Danny Williams explodes in anger and attacks the person, whenever a question gets close to the truth, not close to his family and friends.
That's his tell. The dead giveaway.
For the federal Connies - not Tories, that party died two years ago - the "tell" may well be the Sun chain.
Take a skim through the columnists online and look at all the columns that either praise Steve Harper (like the bitter Sheila Copps), attack Liberals (the ever-dyspeptic John "More TUMS" Crosbie), or in this case, the one where Greg Weston laments the hard position in which the Conservatives find themselves on an issue like gun control.
He does a fine job of claiming that the Prime Minister's announcement really isn't changing anything at all and is really designed to lure Conservatives into defending guns and being therefore, somehow, scary.
Geez, Greg. I love conspiracy theories. They make great movies - where the key ingredient is a suspension of disbelief. In the real world, there is much less conspiracy.
On the handgun issue, the Liberals have jumped in front of an issue in metro Toronto and did so on a day when news would be tuned to the 25th anniversary of John Lennon's shooting.
The positioning put the Liberals firmly in control of a Connie issue - law and order - and did so in a way that grabbed extra support from recollections of a tragedy involving a nutbar and a handgun.
That's smart politics.
The Connies only find themselves thinking about their position because they got outflanked. The instinct will be to argue against gun control which, as the recent policy convention showed, is where the majority of Connie delegates were headed. They took out a simple statement in favour of the sort of licensing system this country has had for rifles and shotguns since the 1970s and for handguns since the 1930s. In its place would be a "screening system" that in all likelihood will have some pretty big mesh in the screen.

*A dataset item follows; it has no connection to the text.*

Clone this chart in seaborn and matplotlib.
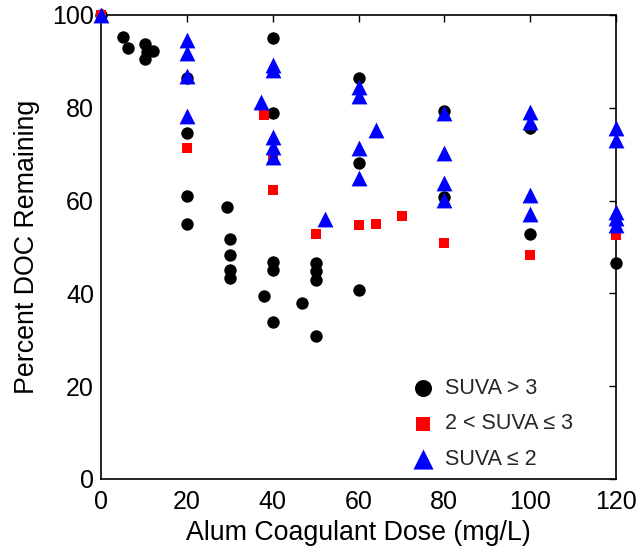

At the end, the Conservatives are left pretty much as they were headed. Polls clearly show the public doesn't trust Stephen Harper when he tells them that Connies have moved to the centre on social policy issues (except for equal marriage). Unable to think outside the box, the Connie strategists keep putting front and centre one Stephen Harper, the embodiment of Canadians unease about the Connies.
So they suffer at the polls.
And rely on shop-worn messages that the Liberals are all about spin.
Then Paul Martin announces a policy on a precious Connie cause and take control of an issue that used to be purely a conservative one. Gun control appeals in urban Canada and while it sometimes ruffles in rural areas, this particular ban won't affect too many.
It will also resonate with people in places like Newfoundland and Labrador. The reason is simple. Handguns, restricted but legal weapons - Weston is wrong on that point - are seized at the home of a young man in St. John's. Tazers, a prohibited weapon, turn up in another police search.
In other words, as much as Connies will claim that legitimate handgun owners are the only ones to suffer under a ban, the truth is that the once safe system of handgun ownership in this country is slowly crumbling.
Legally acquired handguns are finding their way to the underworld through thefts or loss.
And that's what makes a simple "screening system" totally inadequate to address the criminal use of firearms - both illegally obtained ones and legally purchased ones that are diverted to the streets.
There are still many ways to refine Canada's gun control system but the Conservative Party policy, heavily influenced by a handful of anti-gun control types is not the way to go.
On this issue, the tell to watch is not only in the reaction of the Connie-friendly media. It's also in the movement in the polls.
That's the "tell" of public opinion, the one that will count in January.